> **AIM OF THE EXERCISE**:
Quote every line as written. Omit pictures.

> **STORED DATA**:
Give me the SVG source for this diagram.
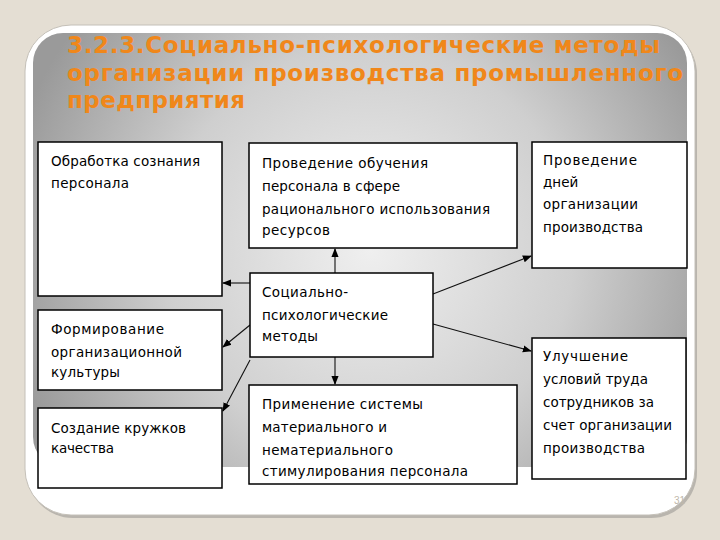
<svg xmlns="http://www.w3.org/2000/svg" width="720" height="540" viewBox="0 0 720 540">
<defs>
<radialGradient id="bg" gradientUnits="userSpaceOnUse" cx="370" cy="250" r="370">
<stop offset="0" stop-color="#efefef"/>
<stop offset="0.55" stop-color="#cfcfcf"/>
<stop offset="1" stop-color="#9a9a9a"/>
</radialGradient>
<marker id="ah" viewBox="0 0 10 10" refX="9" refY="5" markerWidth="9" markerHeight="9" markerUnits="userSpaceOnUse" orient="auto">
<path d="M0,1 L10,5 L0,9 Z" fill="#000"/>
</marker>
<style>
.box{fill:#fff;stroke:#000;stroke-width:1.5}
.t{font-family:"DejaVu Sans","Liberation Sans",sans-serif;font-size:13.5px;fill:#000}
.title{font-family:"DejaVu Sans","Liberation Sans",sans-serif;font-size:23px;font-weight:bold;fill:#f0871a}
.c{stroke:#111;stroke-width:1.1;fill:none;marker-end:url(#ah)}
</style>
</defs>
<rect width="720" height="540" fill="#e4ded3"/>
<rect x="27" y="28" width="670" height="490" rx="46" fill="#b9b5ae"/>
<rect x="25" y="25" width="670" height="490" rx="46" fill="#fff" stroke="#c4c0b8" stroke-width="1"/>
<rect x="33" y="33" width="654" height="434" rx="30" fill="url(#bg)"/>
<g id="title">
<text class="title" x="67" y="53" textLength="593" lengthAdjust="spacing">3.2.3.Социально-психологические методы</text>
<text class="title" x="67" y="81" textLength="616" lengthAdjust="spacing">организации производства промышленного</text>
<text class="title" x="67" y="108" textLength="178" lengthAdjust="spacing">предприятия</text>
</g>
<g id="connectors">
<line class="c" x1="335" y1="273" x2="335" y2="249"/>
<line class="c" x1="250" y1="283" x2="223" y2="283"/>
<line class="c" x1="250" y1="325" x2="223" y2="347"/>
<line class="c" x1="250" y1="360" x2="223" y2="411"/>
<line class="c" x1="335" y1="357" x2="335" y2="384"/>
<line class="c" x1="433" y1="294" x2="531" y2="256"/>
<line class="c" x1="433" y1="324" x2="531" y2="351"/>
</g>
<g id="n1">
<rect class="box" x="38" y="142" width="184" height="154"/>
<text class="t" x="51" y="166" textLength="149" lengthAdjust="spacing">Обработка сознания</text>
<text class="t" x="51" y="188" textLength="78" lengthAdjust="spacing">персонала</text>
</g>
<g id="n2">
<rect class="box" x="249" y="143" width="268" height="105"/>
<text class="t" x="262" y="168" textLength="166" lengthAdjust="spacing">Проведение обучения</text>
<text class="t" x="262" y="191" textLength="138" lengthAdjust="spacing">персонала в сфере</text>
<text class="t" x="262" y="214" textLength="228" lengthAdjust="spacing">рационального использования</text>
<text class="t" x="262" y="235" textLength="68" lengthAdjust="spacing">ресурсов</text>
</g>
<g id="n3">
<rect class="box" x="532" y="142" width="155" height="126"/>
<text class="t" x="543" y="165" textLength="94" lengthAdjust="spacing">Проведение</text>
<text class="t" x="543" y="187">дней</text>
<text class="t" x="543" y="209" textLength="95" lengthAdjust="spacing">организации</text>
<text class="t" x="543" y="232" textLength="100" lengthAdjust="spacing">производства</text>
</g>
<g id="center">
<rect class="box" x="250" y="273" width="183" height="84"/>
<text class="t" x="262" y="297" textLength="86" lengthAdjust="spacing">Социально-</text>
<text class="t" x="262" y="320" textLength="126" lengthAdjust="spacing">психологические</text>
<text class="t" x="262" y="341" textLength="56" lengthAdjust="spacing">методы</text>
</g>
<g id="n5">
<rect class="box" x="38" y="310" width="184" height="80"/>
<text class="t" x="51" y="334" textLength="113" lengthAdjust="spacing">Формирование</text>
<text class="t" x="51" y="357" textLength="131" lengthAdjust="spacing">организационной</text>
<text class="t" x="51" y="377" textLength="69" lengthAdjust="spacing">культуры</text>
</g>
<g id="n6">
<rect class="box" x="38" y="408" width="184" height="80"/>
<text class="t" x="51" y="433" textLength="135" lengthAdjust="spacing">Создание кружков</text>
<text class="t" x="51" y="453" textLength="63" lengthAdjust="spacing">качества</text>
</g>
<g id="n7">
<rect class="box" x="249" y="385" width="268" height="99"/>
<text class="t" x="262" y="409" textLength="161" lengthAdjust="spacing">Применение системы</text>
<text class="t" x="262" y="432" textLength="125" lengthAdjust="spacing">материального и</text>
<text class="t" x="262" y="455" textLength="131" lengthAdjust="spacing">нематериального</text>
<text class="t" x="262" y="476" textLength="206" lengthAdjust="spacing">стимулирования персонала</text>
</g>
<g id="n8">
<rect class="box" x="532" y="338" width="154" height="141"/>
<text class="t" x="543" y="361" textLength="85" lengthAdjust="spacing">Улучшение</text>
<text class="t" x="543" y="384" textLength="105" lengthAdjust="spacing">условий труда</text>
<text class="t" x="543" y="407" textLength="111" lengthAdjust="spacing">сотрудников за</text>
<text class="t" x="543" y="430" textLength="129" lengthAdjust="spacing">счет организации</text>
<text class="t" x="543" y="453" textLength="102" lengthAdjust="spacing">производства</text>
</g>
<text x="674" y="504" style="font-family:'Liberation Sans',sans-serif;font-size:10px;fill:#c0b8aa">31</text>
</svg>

> **FINAL RESULT**:
Give me the SVG source for this diagram.
<svg xmlns="http://www.w3.org/2000/svg" width="720" height="540" viewBox="0 0 720 540">
<defs>
<radialGradient id="bg" gradientUnits="userSpaceOnUse" cx="370" cy="250" r="370">
<stop offset="0" stop-color="#efefef"/>
<stop offset="0.55" stop-color="#cfcfcf"/>
<stop offset="1" stop-color="#9a9a9a"/>
</radialGradient>
<marker id="ah" viewBox="0 0 10 10" refX="9" refY="5" markerWidth="9" markerHeight="9" markerUnits="userSpaceOnUse" orient="auto">
<path d="M0,1 L10,5 L0,9 Z" fill="#000"/>
</marker>
<style>
.box{fill:#fff;stroke:#000;stroke-width:1.5}
.t{font-family:"DejaVu Sans","Liberation Sans",sans-serif;font-size:13.5px;fill:#000}
.title{font-family:"DejaVu Sans","Liberation Sans",sans-serif;font-size:23px;font-weight:bold;fill:#f0871a}
.c{stroke:#111;stroke-width:1.1;fill:none;marker-end:url(#ah)}
</style>
</defs>
<rect width="720" height="540" fill="#e4ded3"/>
<rect x="27" y="28" width="670" height="490" rx="46" fill="#b9b5ae"/>
<rect x="25" y="25" width="670" height="490" rx="46" fill="#fff" stroke="#c4c0b8" stroke-width="1"/>
<rect x="33" y="33" width="654" height="434" rx="30" fill="url(#bg)"/>
<g id="title">
<text class="title" x="67" y="53" textLength="593" lengthAdjust="spacing">3.2.3.Социально-психологические методы</text>
<text class="title" x="67" y="81" textLength="616" lengthAdjust="spacing">организации производства промышленного</text>
<text class="title" x="67" y="108" textLength="178" lengthAdjust="spacing">предприятия</text>
</g>
<g id="connectors">
<line class="c" x1="335" y1="273" x2="335" y2="249"/>
<line class="c" x1="250" y1="283" x2="223" y2="283"/>
<line class="c" x1="250" y1="325" x2="223" y2="347"/>
<line class="c" x1="250" y1="360" x2="223" y2="411"/>
<line class="c" x1="335" y1="357" x2="335" y2="384"/>
<line class="c" x1="433" y1="294" x2="531" y2="256"/>
<line class="c" x1="433" y1="324" x2="531" y2="351"/>
</g>
<g id="n1">
<rect class="box" x="38" y="142" width="184" height="154"/>
<text class="t" x="51" y="166" textLength="149" lengthAdjust="spacing">Обработка сознания</text>
<text class="t" x="51" y="188" textLength="78" lengthAdjust="spacing">персонала</text>
</g>
<g id="n2">
<rect class="box" x="249" y="143" width="268" height="105"/>
<text class="t" x="262" y="168" textLength="166" lengthAdjust="spacing">Проведение обучения</text>
<text class="t" x="262" y="191" textLength="138" lengthAdjust="spacing">персонала в сфере</text>
<text class="t" x="262" y="214" textLength="228" lengthAdjust="spacing">рационального использования</text>
<text class="t" x="262" y="235" textLength="68" lengthAdjust="spacing">ресурсов</text>
</g>
<g id="n3">
<rect class="box" x="532" y="142" width="155" height="126"/>
<text class="t" x="543" y="165" textLength="94" lengthAdjust="spacing">Проведение</text>
<text class="t" x="543" y="187">дней</text>
<text class="t" x="543" y="209" textLength="95" lengthAdjust="spacing">организации</text>
<text class="t" x="543" y="232" textLength="100" lengthAdjust="spacing">производства</text>
</g>
<g id="center">
<rect class="box" x="250" y="273" width="183" height="84"/>
<text class="t" x="262" y="297" textLength="86" lengthAdjust="spacing">Социально-</text>
<text class="t" x="262" y="320" textLength="126" lengthAdjust="spacing">психологические</text>
<text class="t" x="262" y="341" textLength="56" lengthAdjust="spacing">методы</text>
</g>
<g id="n5">
<rect class="box" x="38" y="310" width="184" height="80"/>
<text class="t" x="51" y="334" textLength="113" lengthAdjust="spacing">Формирование</text>
<text class="t" x="51" y="357" textLength="131" lengthAdjust="spacing">организационной</text>
<text class="t" x="51" y="377" textLength="69" lengthAdjust="spacing">культуры</text>
</g>
<g id="n6">
<rect class="box" x="38" y="408" width="184" height="80"/>
<text class="t" x="51" y="433" textLength="135" lengthAdjust="spacing">Создание кружков</text>
<text class="t" x="51" y="453" textLength="63" lengthAdjust="spacing">качества</text>
</g>
<g id="n7">
<rect class="box" x="249" y="385" width="268" height="99"/>
<text class="t" x="262" y="409" textLength="161" lengthAdjust="spacing">Применение системы</text>
<text class="t" x="262" y="432" textLength="125" lengthAdjust="spacing">материального и</text>
<text class="t" x="262" y="455" textLength="131" lengthAdjust="spacing">нематериального</text>
<text class="t" x="262" y="476" textLength="206" lengthAdjust="spacing">стимулирования персонала</text>
</g>
<g id="n8">
<rect class="box" x="532" y="338" width="154" height="141"/>
<text class="t" x="543" y="361" textLength="85" lengthAdjust="spacing">Улучшение</text>
<text class="t" x="543" y="384" textLength="105" lengthAdjust="spacing">условий труда</text>
<text class="t" x="543" y="407" textLength="111" lengthAdjust="spacing">сотрудников за</text>
<text class="t" x="543" y="430" textLength="129" lengthAdjust="spacing">счет организации</text>
<text class="t" x="543" y="453" textLength="102" lengthAdjust="spacing">производства</text>
</g>
<text x="674" y="504" style="font-family:'Liberation Sans',sans-serif;font-size:10px;fill:#c0b8aa">31</text>
</svg>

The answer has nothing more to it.